Donald Trump during his campaign for the US presidency and since taken office has called on NATO members to contribute their requisite 2 percent of their gross domestic production, or even beyond to 4 percent.

[We all agree that the important thing now is to implement and to deliver and to make good on the promise we made in 2014, which is about stopping the cuts, gradual increase, and then moving towards spending 2 percent of GDP on defence," said Secretary General Jens Stoltenberg.

He highlighted that Latvia, Lithuania and Romania, for example, have comitted to reaching the 2 percent threshold within this or next year.

NATO's role for assistance to Kurdish Peshmerga

Secretary General Jens Stoltenberg directly was asked about additional support for the Peshmerga.

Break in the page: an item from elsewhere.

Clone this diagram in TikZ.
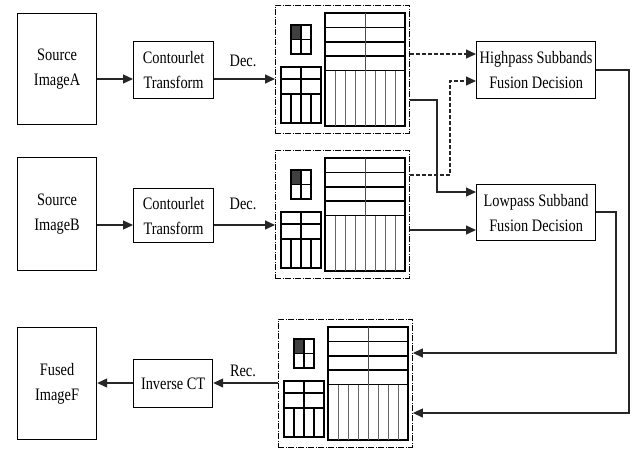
\documentclass[tikz,border=0pt]{standalone}
\usepackage{fontspec}
\setmainfont{Liberation Serif}[FakeStretch=0.82]
\usetikzlibrary{arrows.meta}
\tikzset{
  every node/.style={font=\fontsize{17.5}{25}\selectfont},
  box/.style={draw, line width=1.2pt, align=center, inner sep=0pt, anchor=north west},
  dashbox/.style={draw, line width=0.9pt, dash pattern=on 6pt off 1.5pt on 1pt off 1.5pt,
    anchor=north west, minimum width=134pt, minimum height=128pt, inner sep=0pt},
  arr/.style={line width=1.2pt, black!85, -{Triangle[length=10pt,width=9pt]}},
  darr/.style={arr, dash pattern=on 4pt off 2pt},
  thk/.style={line width=1.2pt},
  mid/.style={line width=0.8pt, black!70},
  thn/.style={line width=0.5pt, black!60},
  lbl/.style={inner sep=0pt},
}
\newcommand\subbandsdraw{%
  % small square
  \fill[black!75] (16,20) rectangle (26,34.5);
  \draw[thk] (16,20) rectangle (36,49);
  \draw[thk] (26,20) -- (26,49) (16,34.5) -- (36,34.5);
  % lower-left block
  \draw[thk] (6,62) rectangle (46,118);
  \draw[thk] (6,74) -- (46,74) (6,89) -- (46,89) (26,62) -- (26,118);
  \draw[thk] (16,89) -- (16,118) (36,89) -- (36,118);
  % big block
  \draw[thk] (50,8) rectangle (130,121);
  \foreach \yy in {22.5,37,51,65.5} {\draw[thk] (50,\yy) -- (130,\yy);}
  \draw[mid] (90,8) -- (90,65.5);
  \foreach \xx in {60,70,...,120} {\draw[thn] (\xx,65.5) -- (\xx,121);}
}
\begin{document}
\begin{tikzpicture}[x=1pt,y=-1pt]
\useasboundingbox (0,0) rectangle (632,451);
% nodes
\node[box, minimum width=79pt, minimum height=111pt] (srcA) at (17,13) {Source\\ImageA};
\node[box, minimum width=80pt, minimum height=57pt] (ctA) at (133,41) {Contourlet\\Transform};
\node[box, minimum width=79pt, minimum height=113pt] (srcB) at (17,157) {Source\\ImageB};
\node[box, minimum width=80pt, minimum height=54pt] (ctB) at (133,188) {Contourlet\\Transform};
\node[box, minimum width=79pt, minimum height=112pt] (fused) at (17,327) {Fused\\ImageF};
\node[box, minimum width=79pt, minimum height=48pt] (ict) at (133,359) {Inverse CT};
\node[box, minimum width=119pt, minimum height=57pt] (high) at (476,41) {Highpass Subbands\\Fusion Decision};
\node[box, minimum width=119pt, minimum height=56pt] (low) at (476,184) {Lowpass Subband\\Fusion Decision};
\node[dashbox] (m1) at (275,5) {};
\node[dashbox] (m2) at (275,150) {};
\node[dashbox] (m3) at (278,319) {};
\begin{scope}[shift={(275,5)}]\subbandsdraw\end{scope}
\begin{scope}[shift={(275,150)}]\subbandsdraw\end{scope}
\begin{scope}[shift={(278,319)}]\subbandsdraw\end{scope}
% labels
\node[lbl] (decA) at (243,61) {Dec.};
\node[lbl] (decB) at (243,204) {Dec.};
\node[lbl] (rec) at (243,371) {Rec.};
% level coordinates
\coordinate (yA) at (0,79);
\coordinate (yB) at (0,225);
\coordinate (yF) at (0,383);
\coordinate (h1) at (0,54);
\coordinate (h2) at (0,81);
\coordinate (d2) at (0,175);
\coordinate (s1) at (0,100);
\coordinate (l1) at (0,192);
\coordinate (l2) at (0,230);
\coordinate (ho) at (0,70);
\coordinate (lo) at (0,212);
\coordinate (r1) at (0,353);
\coordinate (r2) at (0,413);
% connectors
\draw[arr] (srcA.east |- yA) -- (ctA.west |- yA);
\draw[arr] (ctA.east |- yA) -- (m1.west |- yA);
\draw[arr] (srcB.east |- yB) -- (ctB.west |- yB);
\draw[arr] (ctB.east |- yB) -- (m2.west |- yB);
\draw[arr] (m3.west |- yF) -- (ict.east |- yF);
\draw[arr] (ict.west |- yF) -- (fused.east |- yF);
\draw[darr] (m1.east |- h1) -- (high.west |- h1);
\draw[darr] (m2.east |- d2) -- (450,175) -- (450,81) -- (high.west |- h2);
\draw[arr] (m1.east |- s1) -- (437,100) -- (437,192) -- (low.west |- l1);
\draw[arr] (m2.east |- l2) -- (low.west |- l2);
\draw[arr] (high.east |- ho) -- (629,70) -- (629,413) -- (m3.east |- r2);
\draw[arr] (low.east |- lo) -- (616,212) -- (616,353) -- (m3.east |- r1);
\end{tikzpicture}
\end{document}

"Several NATO allies are training, providing support to the Peshmerga and of course NATO being part of the coalition, we will also take part in the deliberations and the coordination of different activities providing support to the Peshmerga," he responded.

"NATO has not so far provided any training for the Peshmerga. What we have done is to be focused on training Iraqi government forces," he added. So it’s too early to say whether that can be an issue.

"The important thing is I think for the Peshmerga, is that several NATO allies, as part of the coalition efforts, which NATO will now become a member of, are providing training support for the Peshmerga."